For example, Brazil’s economic slump and the lingering impacts of the Lava Jato revelations likely portend a number of disputes that will eventually find their way into arbitration. Indeed, Kohlbach de Faria and Marra note that Lava Jato has had “enormous impacts” and “its unfolding affected the vast bulk of Brazilian construction and engineering companies.” Thus, funding may be particularly attractive now, “especially in the current scenario of economic crisis and difficulties in various branches of Latin America economy, such as the construction field.”

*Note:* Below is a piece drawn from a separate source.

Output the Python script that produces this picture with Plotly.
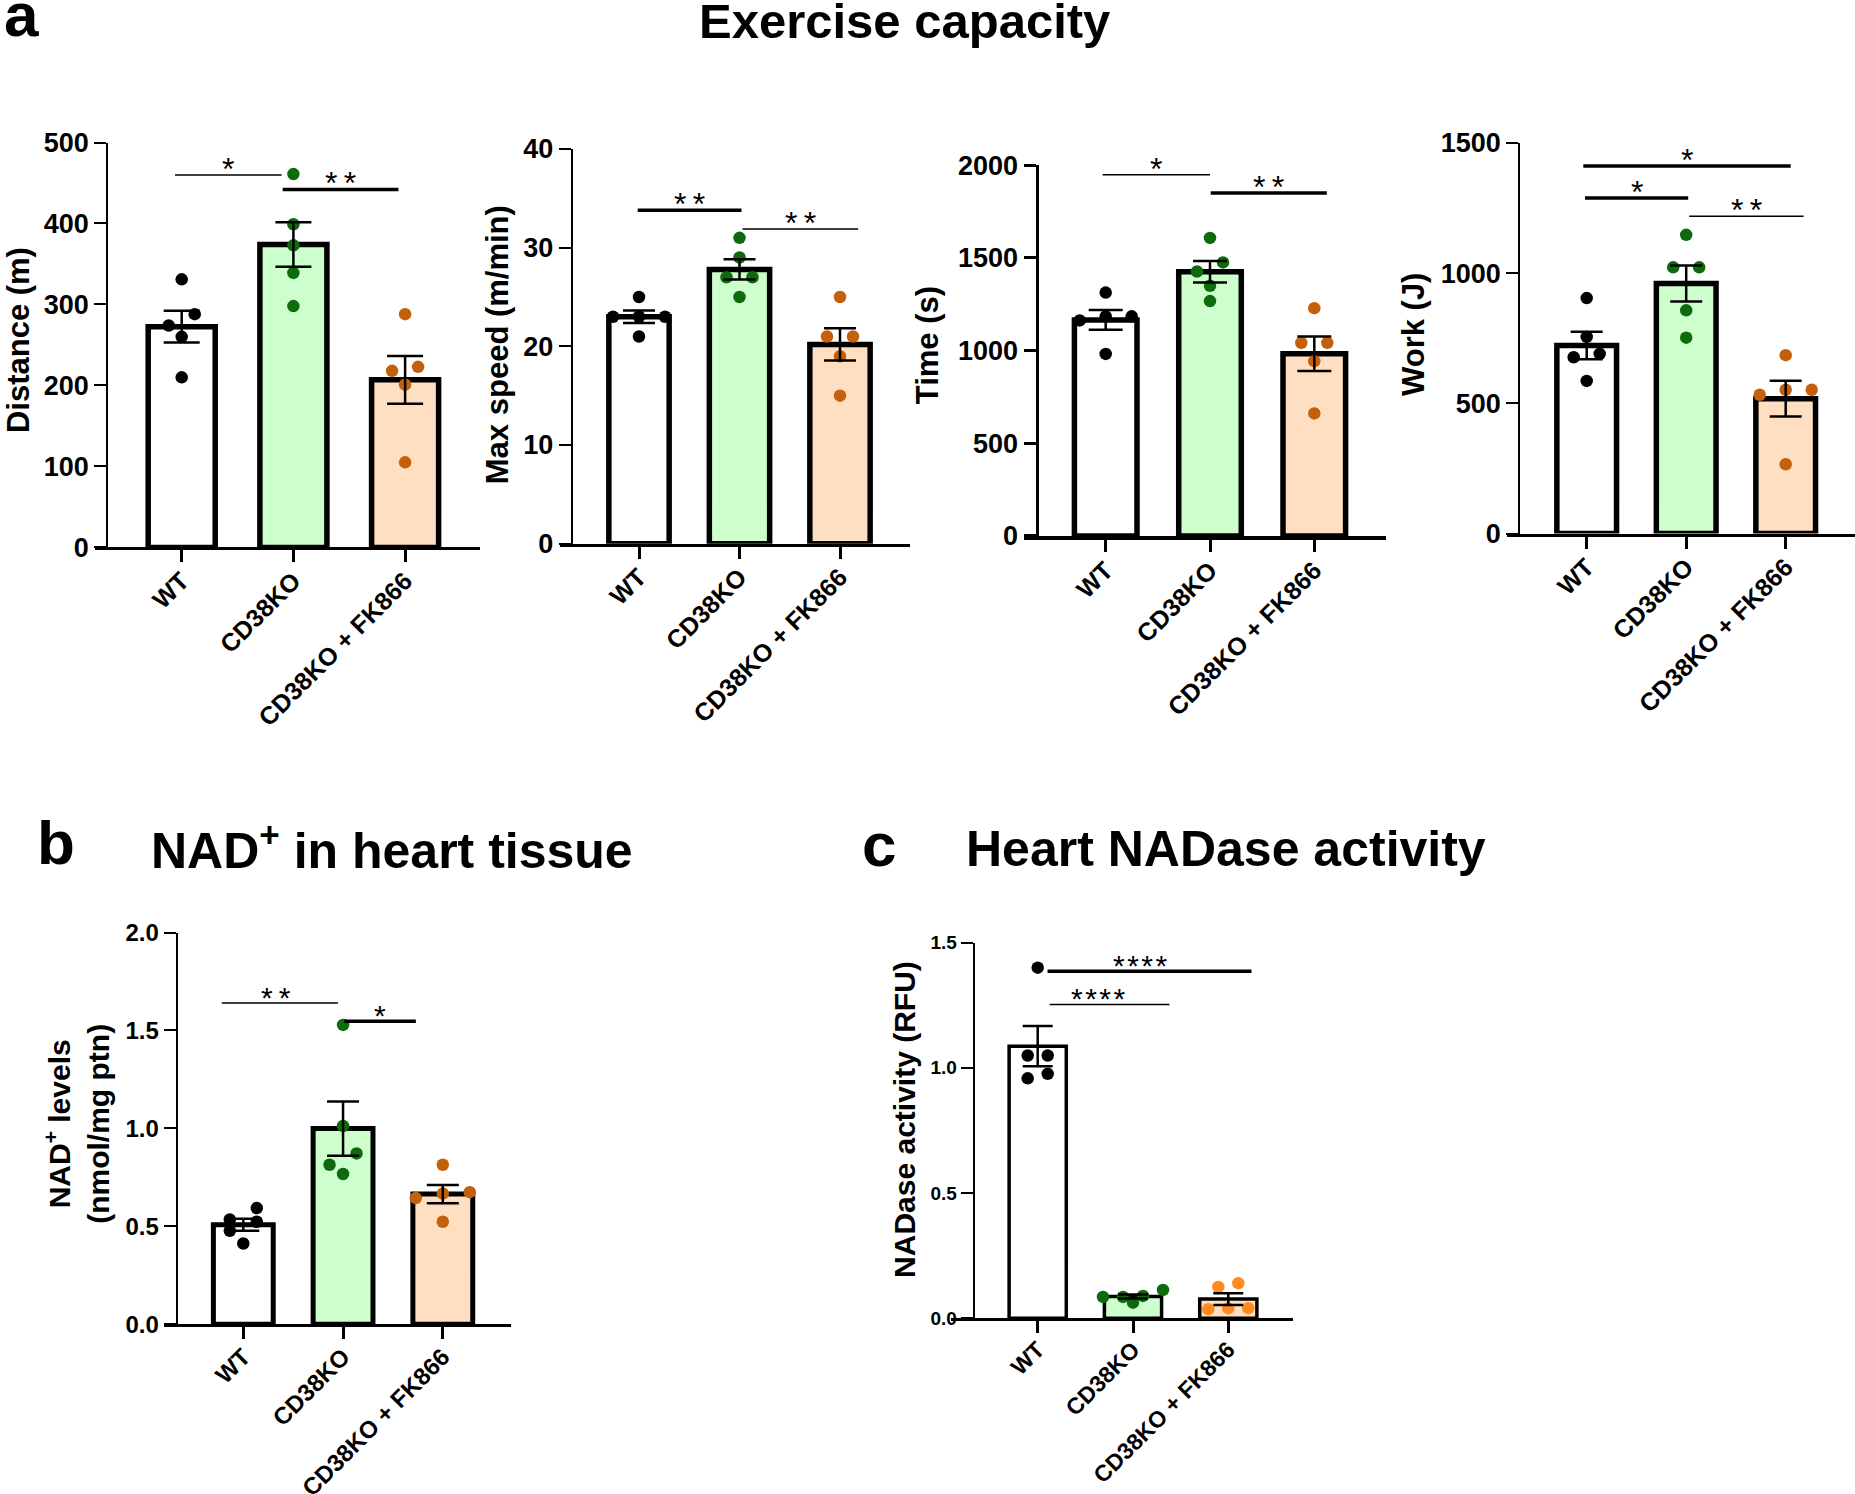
import numpy as np
import plotly.graph_objects as go

# ---------------- data ----------------
CATEGORIES = ["WT", "CD38KO", "CD38KO + FK866"]

DIST_WT = [331, 288, 274, 260, 210]
DIST_KO = [461, 399, 373, 339, 298]
DIST_FK = [288, 223, 218, 201, 105]

SPEED_WT = [25, 23, 23, 23, 21]
SPEED_KO = [31, 29, 27, 27, 25]
SPEED_FK = [25, 21, 21, 19, 15]

TIME_WT = [1313, 1185, 1185, 1163, 982]
TIME_KO = [1608, 1476, 1427, 1350, 1267]
TIME_FK = [1229, 1042, 1042, 943, 661]

WORK_WT = [904, 755, 690, 677, 586]
WORK_KO = [1147, 1022, 1022, 857, 752]
WORK_FK = [685, 552, 552, 533, 266]

NAD_WT = [0.593, 0.535, 0.523, 0.477, 0.412]
NAD_KO = [1.528, 1.012, 0.872, 0.814, 0.767]
NAD_FK = [0.814, 0.674, 0.667, 0.644, 0.523]

NADASE_WT = [1.400, 1.049, 1.049, 0.976, 0.958]
NADASE_KO = [0.113, 0.089, 0.085, 0.085, 0.062]
NADASE_FK = [0.140, 0.125, 0.040, 0.040, 0.036]

# significance brackets: (from, to, height, label, thick, label centre or None)
DIST_SIG = [(-0.06, 0.895, 460, "*", False, None), (0.904, 1.94, 442, "**", True, None)]
SPEED_SIG = [(-0.013, 1.02, 33.8, "**", True, None), (1.03, 2.18, 31.9, "**", False, None)]
TIME_SIG = [(-0.029, 1.0, 1949, "*", False, None), (1.007, 2.12, 1850, "**", True, None)]
WORK_SIG = [(-0.034, 2.05, 1411, "*", True, None), (-0.017, 1.02, 1288, "*", True, None),
            (1.03, 2.18, 1218, "**", False, None)]
NAD_SIG = [(-0.216, 0.949, 1.64, "**", False, 0.33), (1.012, 1.73, 1.547, "*", True, None)]
NADASE_SIG = [(0.103, 2.243, 1.386, "****", True, 1.08),
              (0.126, 1.382, 1.253, "****", False, 0.64)]

# ---------------- styling ----------------
W, H = 1855, 1494
FONT = "Liberation Sans, Arial, Helvetica, sans-serif"
FILLS = ["#ffffff", "#ccffcc", "#ffdfc2"]
DOTS_AB = ["#000000", "#0d6b0d", "#c4600c"]
DOTS_C = ["#000000", "#0d6b0d", "#ff8a1e"]


def X(px):
    return px / W


def Y(py):
    return 1 - py / H


def swarm(vals, px_per_unit, px_per_cat, diam, spacing):
    order = sorted(range(len(vals)), key=lambda i: -vals[i])
    bins = []
    for i in order:
        if bins and (vals[bins[-1][0]] - vals[i]) * px_per_unit < diam:
            bins[-1].append(i)
        else:
            bins.append([i])
    offs = [0.0] * len(vals)
    for b in bins:
        n = len(b)
        for k, i in enumerate(b):
            offs[i] = ((n - 1) / 2 - k) * spacing / px_per_cat
    return offs


PANELS = [
    dict(groups=[DIST_WT, DIST_KO, DIST_FK], sig=DIST_SIG, xdom=(95, 480), ypos=107.3,
         ypx=(547.4, 142.5), ymax=500, dtick=100, fmt="d", tick0=181.7, cat=111.7,
         tickfs=27, catfs=25, bw=5.5, ylw=2.2, xlw=3, cap=18, dots=DOTS_AB, spacing=26,
         starfs=32, sep="\u2009", ms=12.5),
    dict(groups=[SPEED_WT, SPEED_KO, SPEED_FK], sig=SPEED_SIG, xdom=(560, 910), ypos=571.7,
         ypx=(543.7, 149.0), ymax=40, dtick=10, fmt="d", tick0=639, cat=100.5,
         tickfs=27, catfs=25, bw=5.5, ylw=2.2, xlw=3, cap=16, dots=DOTS_AB, spacing=26,
         starfs=32, sep="\u2009", ms=12.5),
    dict(groups=[TIME_WT, TIME_KO, TIME_FK], sig=TIME_SIG, xdom=(1024, 1386), ypos=1036.7,
         ypx=(535.9, 165.3), ymax=2000, dtick=500, fmt="d", tick0=1105.7, cat=104.3,
         tickfs=27, catfs=25, bw=5.5, ylw=3.3, xlw=4, cap=17, dots=DOTS_AB, spacing=26,
         starfs=32, sep="\u2009", ms=12.5),
    dict(groups=[WORK_WT, WORK_KO, WORK_FK], sig=WORK_SIG, xdom=(1506.7, 1855), ypos=1519.3,
         ypx=(533.5, 142.9), ymax=1500, dtick=500, fmt="d", tick0=1586.7, cat=99.5,
         tickfs=27, catfs=25, bw=5.5, ylw=2.2, xlw=3.3, cap=16, dots=DOTS_AB, spacing=26,
         starfs=32, sep="\u2009", ms=12.5),
    dict(groups=[NAD_WT, NAD_KO, NAD_FK], sig=NAD_SIG, xdom=(164.1, 511.4), ypos=176.8,
         ypx=(1324.2, 932.5), ymax=2.0, dtick=0.5, fmt=".1f", tick0=243.3, cat=99.75,
         tickfs=24, catfs=24, bw=5, ylw=2.2, xlw=3.3, cap=16, dots=DOTS_AB, spacing=27,
         starfs=30, sep="\u2009", ms=12.5),
    dict(groups=[NADASE_WT, NADASE_KO, NADASE_FK], sig=NADASE_SIG, xdom=(950.6, 1293),
         ypos=973.8, ypx=(1318.2, 942.6), ymax=1.5, dtick=0.5, fmt=".1f", tick0=1037.7,
         cat=95.3, tickfs=19, catfs=23, bw=3.5, ylw=2.2, xlw=2.6, cap=15, dots=DOTS_C,
         spacing=20, starfs=30, sep="\u200a", ms=12.5),
]

fig = go.Figure()
shapes = []
annotations = []
layout = {}

for idx, p in enumerate(PANELS, start=1):
    xn = "x" if idx == 1 else f"x{idx}"
    yn = "y" if idx == 1 else f"y{idx}"
    xkey = "xaxis" if idx == 1 else f"xaxis{idx}"
    ykey = "yaxis" if idx == 1 else f"yaxis{idx}"
    r0 = (p["xdom"][0] - p["tick0"]) / p["cat"]
    r1 = (p["xdom"][1] - p["tick0"]) / p["cat"]
    px_per_unit = (p["ypx"][0] - p["ypx"][1]) / p["ymax"]

    means = [float(np.mean(g)) for g in p["groups"]]
    sems = [float(np.std(g, ddof=1) / np.sqrt(len(g))) for g in p["groups"]]

    fig.add_trace(go.Bar(
        x=[0, 1, 2], y=means, width=0.6, xaxis=xn, yaxis=yn,
        marker=dict(color=FILLS, line=dict(color="black", width=p["bw"])),
        showlegend=False, hoverinfo="skip"))

    for k, g in enumerate(p["groups"]):
        offs = swarm(g, px_per_unit, p["cat"], 12, p["spacing"])
        fig.add_trace(go.Scatter(
            x=[k + o for o in offs], y=g, mode="markers", xaxis=xn, yaxis=yn,
            marker=dict(size=p["ms"], color=p["dots"][k], line=dict(width=0)),
            cliponaxis=False, showlegend=False, hoverinfo="skip"))

    fig.add_trace(go.Scatter(
        x=[0, 1, 2], y=means, mode="markers", xaxis=xn, yaxis=yn,
        marker=dict(size=1, color="rgba(0,0,0,0)"),
        error_y=dict(type="data", array=sems, visible=True, color="black",
                     thickness=2.5, width=p["cap"]),
        cliponaxis=False, showlegend=False, hoverinfo="skip"))

    for (a, b, yv, lab, thick, lx) in p["sig"]:
        shapes.append(dict(type="line", xref=xn, yref=yn, x0=a, x1=b, y0=yv, y1=yv,
                           line=dict(color="black", width=3.5 if thick else 1.5)))
        annotations.append(dict(
            xref=xn, yref=yn, x=(a + b) / 2 if lx is None else lx, y=yv,
            text=p["sep"].join(lab),
            showarrow=False, xanchor="center", yanchor="middle", yshift=6,
            font=dict(family=FONT, size=p["starfs"], color="black")))

    layout[xkey] = dict(
        domain=[X(p["xdom"][0]), X(p["xdom"][1])], range=[r0, r1], anchor=yn,
        showline=True, linecolor="black", linewidth=p["xlw"], ticks="outside",
        ticklen=12, tickwidth=3, tickcolor="black", tickvals=[0, 1, 2],
        ticktext=CATEGORIES, tickangle=-45, showgrid=False, zeroline=False,
        automargin=False, ticklabelstandoff=-6,
        tickfont=dict(family=FONT, size=p["catfs"], color="black", weight="bold"))
    layout[ykey] = dict(
        domain=[Y(p["ypx"][0]), Y(p["ypx"][1])], range=[0, p["ymax"]], anchor="free",
        position=X(p["ypos"]), showline=True, linecolor="black", linewidth=p["ylw"],
        ticks="outside", ticklen=12, tickwidth=p["ylw"], tickcolor="black",
        tick0=0, dtick=p["dtick"], tickformat=p["fmt"], showgrid=False, zeroline=False,
        automargin=False,
        tickfont=dict(family=FONT, size=p["tickfs"], color="black", weight="bold"))


def label(text, x, y, size, xanchor="center", angle=0):
    annotations.append(dict(
        xref="paper", yref="paper", x=X(x), y=Y(y), text=text, showarrow=False,
        xanchor=xanchor, yanchor="middle", textangle=angle,
        font=dict(family=FONT, size=size, color="black", weight="bold")))


# panel letters and titles (middle = baseline - 0.35 em)
label("a", 2, 36 - 0.35 * 62, 62, "left")
label("Exercise capacity", 904, 38 - 0.35 * 49, 49)
label("b", 35, 864 - 0.35 * 62, 62, "left")
label("NAD<sup>+</sup> in heart tissue", 149, 864 - 0.35 * 50, 50, "left")
label("c", 860, 866.5 - 0.35 * 62, 62, "left")
label("Heart NADase activity", 964, 866.5 - 0.35 * 50, 50, "left")

# y-axis titles
label("Distance (m)", 18.3, 339.8, 31, angle=-90)
label("Max speed (m/min)", 498.3, 344.9, 31, angle=-90)
label("Time (s)", 928.3, 344.9, 31, angle=-90)
label("Work (J)", 1413.3, 334.7, 31, angle=-90)
label("NAD<sup>+</sup> levels<br>(nmol/mg ptn)", 76.8, 1124, 30, angle=-90)
label("NADase activity (RFU)", 904.6, 1119.3, 30, angle=-90)

fig.update_layout(
    width=W, height=H, margin=dict(l=0, r=0, t=0, b=0, pad=0, autoexpand=False),
    paper_bgcolor="white", plot_bgcolor="rgba(0,0,0,0)",
    showlegend=False, barmode="overlay", shapes=shapes, annotations=annotations,
    font=dict(family=FONT, color="black"), **layout)

fig.write_html("out.html", config={"displayModeBar": False},
               post_script="document.body.style.margin='0';document.body.style.overflow='hidden';")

Hermes Marangos, a partner at a disputes-centred law firm in London with a cross-border practice that frequently involves Latin American matters, reflects that “the effect of new regulations to speed up justice, provide opportunities for claims by shareholders, investors in infrastructure, suppliers and consultants and many others who suffered losses in Brazil.” But Marangos notes that because many of the current disputes “involve sensitive claims for the local market and raise potential conflicts,” which provides an “opportunity for local teams which are not conflicted as well as international experts and funders come together to pursue these claims.”

Finally, “while the majority of financing has occurred with respect to arbitrations in Brazil and Mexico,” Erika Levin predicts “a continued rise in its use throughout the region with respect to arbitrations as well as litigations.”

However funding grows in Latin America, it will be particularly interesting to see how it develops differently from the common law jurisdictions where it is more deeply established.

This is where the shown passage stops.